What is your personal expectation for a student who successfully completes a major or minor in this program?
We want students who are critical thinkers and who continue to exhibit a level of curiosity about the world and human experience that goes beyond the classroom. We want students who see the intimate connections between knowledge and the ability to create new worlds and connect with the community beyond the university. Most importantly, we want to create students who are committed to creating a more humane and just future. In many ways, that is the core goal of Wake Forest University. That’s our motto: Pro Humanitate. So we see African American Studies is right within the center, creating knowledge for humanity.
What is your favorite part about teaching and helping to grow the program?

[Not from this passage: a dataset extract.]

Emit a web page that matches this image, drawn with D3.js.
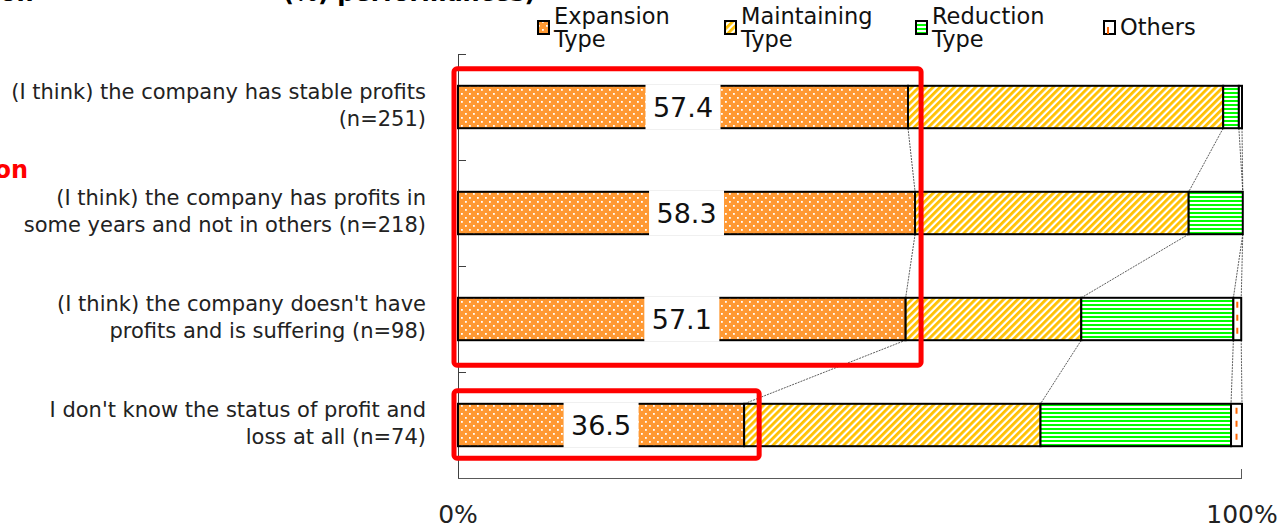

I love interacting with students. [In a recent] class on Amílcar Cabral, a great leader and theoretician, was amazing. We were talking about Cabral’s speech from 1972 at Lincoln University. We were connecting what Cabral was saying to today and how his method of theorizing political movements and society is deeply informative not only to students in 1972, but also students in 2022. Cabral is one of these key figures that is animating global movements. In African American studies, you get to study those global movements and those thinkers who are animating these movements for change, and that’s an exciting moment: students being able to connect and see how these knowledge formations are influencing today’s events.
The beautiful thing about African American Studies is that we interrupt a disciplinary decadence in the academy – that [tells us] discipline is providing the answers. People with critical, creative and collaborative forms of knowledge, can then work better to respond to the crises of humanity and our existence. They also can tell us more about the ways in which people respond historically, in our past as well as in our contemporary moment.